Kemasan, lanjut Ani, bisa memberikan kontribusi yang baik dalam pemasaran. Pasalnya, begitu konsumen datang ke pasar swalayan, ribuan merek produk ada di depan matanya. Karena itu, “Kemasan tidak hanya harus eye-catching tapi juga eye-attracting sehingga memberi daya tarik lebih ketika konsumen datang ke rak kita. Jadi, packaging, menurut saya, bukan pemborosan tetapi merupakan suatu langkah pembuka untuk memperoleh ketertarikan konsumen,” papar lulusan Fakultas Ilmu Komunikasi, Institut Ilmu Sosial dan Ilmu Politik (IISIP), Jakarta ini.
Saat ditanya tentang nilai tambah antara nugget curah dengan yang dikemas, ibu dua anak tersebut mengatakan, Japfa tidak memproduksi nugget curah sehingga tidak bisa langsung dihitung. Namun, pengemasan menghabiskan 7% dari total biaya produksi. Sebagai gambaran tentang nilai jual, di salah satu ritel besar di Jakarta, nugget curah dibanderol Rp27.500 per kg. Sedangkan produk sejenis yang dikemas dan diberi suatu merek dilabel Rp40.400 per kg.

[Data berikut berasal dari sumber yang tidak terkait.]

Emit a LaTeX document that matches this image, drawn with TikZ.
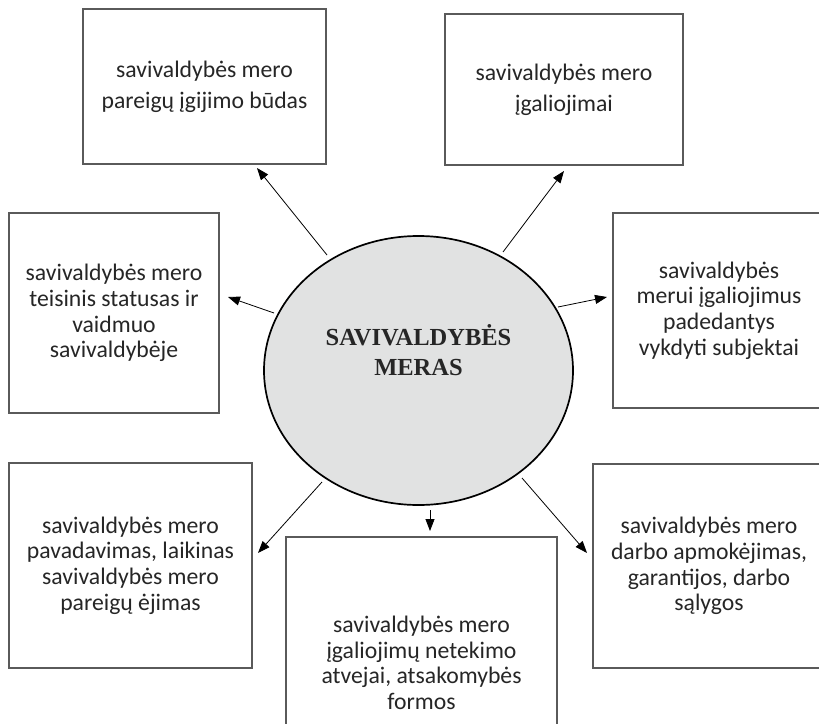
\documentclass[tikz,border=0pt]{standalone}
\usepackage{fontspec}
\setmainfont{Carlito}
\newfontfamily\titlefont{Liberation Serif}
\usetikzlibrary{arrows.meta,shapes.geometric}
\definecolor{ellfill}{HTML}{E1E2E2}
\definecolor{boxline}{HTML}{5A5A5A}
\definecolor{txt}{HTML}{262626}
\begin{document}
\begin{tikzpicture}[x=1pt,y=-1pt,
  topic/.style={draw=boxline,line width=1.1pt,rectangle,inner sep=0pt,align=center,
    text=txt,font=\fontsize{23.7}{25.6}\selectfont},
  topictall/.style={topic,font=\fontsize{23.7}{31}\selectfont},
  arr/.style={line width=0.8pt,-{Triangle[length=12pt,width=9pt]}}]
\clip (0,0) rectangle (819,723);
\fill[white] (0,0) rectangle (819,723);
% centre
\node[ellipse,draw=black,line width=1.7pt,fill=ellfill,minimum width=309pt,minimum height=269pt,inner sep=0pt] (ell) at (418.5,370.5) {};
\node[font=\titlefont\bfseries\fontsize{24.5}{30}\selectfont,text=txt,align=center] (title) at (418.5,350) {SAVIVALDYBĖS\\MERAS};
% boxes
\node[topictall,minimum width=243pt,minimum height=155pt] (b1) at (204.5,86.5) {savivaldybės mero\\pareigų įgijimo būdas};
\node[topictall,minimum width=238pt,minimum height=151pt] (b2) at (564,89.5) {savivaldybės mero\\įgaliojimai};
\node[topic,minimum width=210pt,minimum height=200pt] (b3) at (114,313) {savivaldybės mero\\teisinis statusas ir\\vaidmuo\\savivaldybėje};
\node[topic,minimum width=212pt,minimum height=195pt] (b4) at (719,310.5) {savivaldybės\\merui įgaliojimus\\padedantys\\vykdyti subjektai};
\node[topic,minimum width=243pt,minimum height=205pt] (b5) at (130.5,565.5) {savivaldybės mero\\pavadavimas, laikinas\\savivaldybės mero\\pareigų ėjimas};
\node[topic,minimum width=271pt,minimum height=252pt] (b6) at (421.5,663) {savivaldybės mero\\įgaliojimų netekimo\\atvejai, atsakomybės\\formos};
\node[topic,minimum width=232pt,minimum height=204pt] (b7) at (709,566) {savivaldybės mero\\darbo apmokėjimas,\\garantijos, darbo\\sąlygos};
% arrow end points
\coordinate (s1) at (327,255); \coordinate (t1) at (257,168);
\coordinate (s2) at (503,252); \coordinate (t2) at (564,171);
\coordinate (s3) at (274,313); \coordinate (t3) at (228,297);
\coordinate (s4) at (558,307); \coordinate (t4) at (607,297);
\coordinate (s5) at (322,482); \coordinate (t5) at (258,553);
\coordinate (s6) at (430,510); \coordinate (t6) at (430,531);
\coordinate (s7) at (522,478); \coordinate (t7) at (587,553);
\foreach \i in {1,...,7} {\draw[arr] (s\i) -- (t\i);}
\end{tikzpicture}
\end{document}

Peran kemasan memang tak semata mendongkrak harga jual. Namun kemasan pun berfungsi sebagai pelindung produk dari kerusakan, pemberi kenyamanan kepada konsumen, dan sebagai alat komunikasi dari produsen ke konsumen. Ke depan peran kemasan semakin besar seiring dengan pertumbuhan pangsa pasar produk olahan yang, kata Ani, bisa mencapai sekitar 10%.

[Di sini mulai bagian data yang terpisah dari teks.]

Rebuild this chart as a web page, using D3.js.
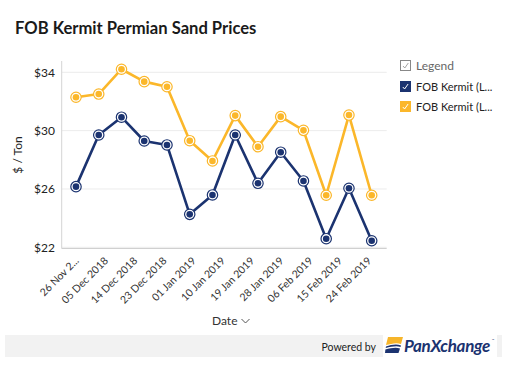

Untuk membidik selera dan menyesuaikan bujet konsumen, Japfa juga membuat ukuran kemasan yang lebih kecil, dari yang mula-mula 500 gr menjadi 400 gr dan 200 gr. Warna pun dibuat berbeda yang menunjukkan rasa. Misalnya, “Kita punya ada tiga rasa untuk chicken nugget: original (biru), hot & spicy (sedikit merah), dan spicy garlic (hijau). Pada produk chicken stick, ada varian rasa keju yang dikemas dengan warna kuning. Jadi, warna ini untuk memudahkan orang dalam memilih,” terang Ani.
Singkat kata, dengan kemasan hasil pemikiran tim pemasarannya, Japfa menyediakan produk berkualitas yang tetap terjaga kesegarannya, kandungan nutrisinya tetap bagus, dan layak dikonsumsi sampai batas waktu kadaluarsa.